GOAL OF THE EXERCISE: Skip all pictures, then print the remaining material exactly.

COLLECTED DATA:
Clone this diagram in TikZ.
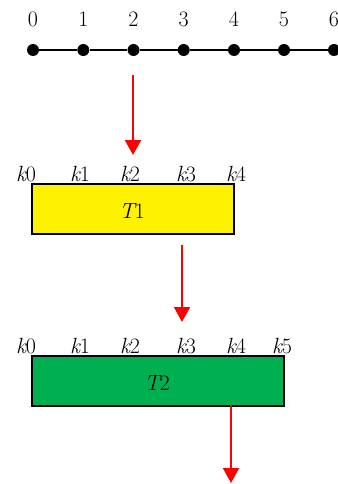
\documentclass[tikz,border=0pt]{standalone}
\usepackage{fontspec}
\usetikzlibrary{arrows.meta}
\begin{document}
\begin{tikzpicture}[x=1pt,y=-1pt,
  dot/.style={circle,fill=black,inner sep=0pt,minimum size=12pt},
  lbl/.style={anchor=base,inner sep=0pt,font=\fontsize{22}{26}\selectfont},
  redarrow/.style={draw=red,line width=2pt,-{Triangle[width=16pt,length=15pt]}},
  box/.style={draw=black,line width=1.8pt,anchor=north west,inner sep=0pt}]
\useasboundingbox (0,0) rectangle (337,484);
% number line
\foreach \i/\x in {0/33,1/83.3,2/133.5,3/183.7,4/234,5/284,6/334}{
  \node[dot] (d\i) at (\x,50) {};
  \node[lbl] (n\i) at (\x,27) {\i};
}
\draw[line width=1.5pt] (d0) -- (d1) -- (d2) -- (d3) -- (d4) -- (d5) -- (d6);
% T1
\node[box,fill=yellow,minimum width=202pt,minimum height=50pt] (t1) at (31,183) {};
\node[lbl] (t1l) at (132,218) {{\itshape T}1};
\foreach \i/\x in {0/26,1/80,2/130,3/186,4/236}{
  \node[lbl] (a\i) at (\x,181) {{\itshape k}\i};
}
% T2
\node[box,fill={rgb,255:red,0;green,176;blue,80},minimum width=252pt,minimum height=50pt] (t2) at (31,355) {};
\node[lbl] (t2l) at (157,390) {{\itshape T}2};
\foreach \i/\x in {0/26,1/80,2/130,3/186,4/236,5/282}{
  \node[lbl] (b\i) at (\x,353) {{\itshape k}\i};
}
% arrows
\coordinate (s1) at (133,75);
\coordinate (e1) at (133,155);
\coordinate (s2) at (182,245);
\coordinate (e2) at (182,322);
\coordinate (s3) at (231,405);
\coordinate (e3) at (231,483);
\draw[redarrow] (s1) -- (e1);
\draw[redarrow] (s2) -- (e2);
\draw[redarrow] (s3) -- (e3);
\end{tikzpicture}
\end{document}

TASK OUTPUT:
Clone this diagram in TikZ.
\documentclass[tikz,border=0pt]{standalone}
\usepackage{fontspec}
\usetikzlibrary{arrows.meta}
\begin{document}
\begin{tikzpicture}[x=1pt,y=-1pt,
  dot/.style={circle,fill=black,inner sep=0pt,minimum size=12pt},
  lbl/.style={anchor=base,inner sep=0pt,font=\fontsize{22}{26}\selectfont},
  redarrow/.style={draw=red,line width=2pt,-{Triangle[width=16pt,length=15pt]}},
  box/.style={draw=black,line width=1.8pt,anchor=north west,inner sep=0pt}]
\useasboundingbox (0,0) rectangle (337,484);
% number line
\foreach \i/\x in {0/33,1/83.3,2/133.5,3/183.7,4/234,5/284,6/334}{
  \node[dot] (d\i) at (\x,50) {};
  \node[lbl] (n\i) at (\x,27) {\i};
}
\draw[line width=1.5pt] (d0) -- (d1) -- (d2) -- (d3) -- (d4) -- (d5) -- (d6);
% T1
\node[box,fill=yellow,minimum width=202pt,minimum height=50pt] (t1) at (31,183) {};
\node[lbl] (t1l) at (132,218) {{\itshape T}1};
\foreach \i/\x in {0/26,1/80,2/130,3/186,4/236}{
  \node[lbl] (a\i) at (\x,181) {{\itshape k}\i};
}
% T2
\node[box,fill={rgb,255:red,0;green,176;blue,80},minimum width=252pt,minimum height=50pt] (t2) at (31,355) {};
\node[lbl] (t2l) at (157,390) {{\itshape T}2};
\foreach \i/\x in {0/26,1/80,2/130,3/186,4/236,5/282}{
  \node[lbl] (b\i) at (\x,353) {{\itshape k}\i};
}
% arrows
\coordinate (s1) at (133,75);
\coordinate (e1) at (133,155);
\coordinate (s2) at (182,245);
\coordinate (e2) at (182,322);
\coordinate (s3) at (231,405);
\coordinate (e3) at (231,483);
\draw[redarrow] (s1) -- (e1);
\draw[redarrow] (s2) -- (e2);
\draw[redarrow] (s3) -- (e3);
\end{tikzpicture}
\end{document}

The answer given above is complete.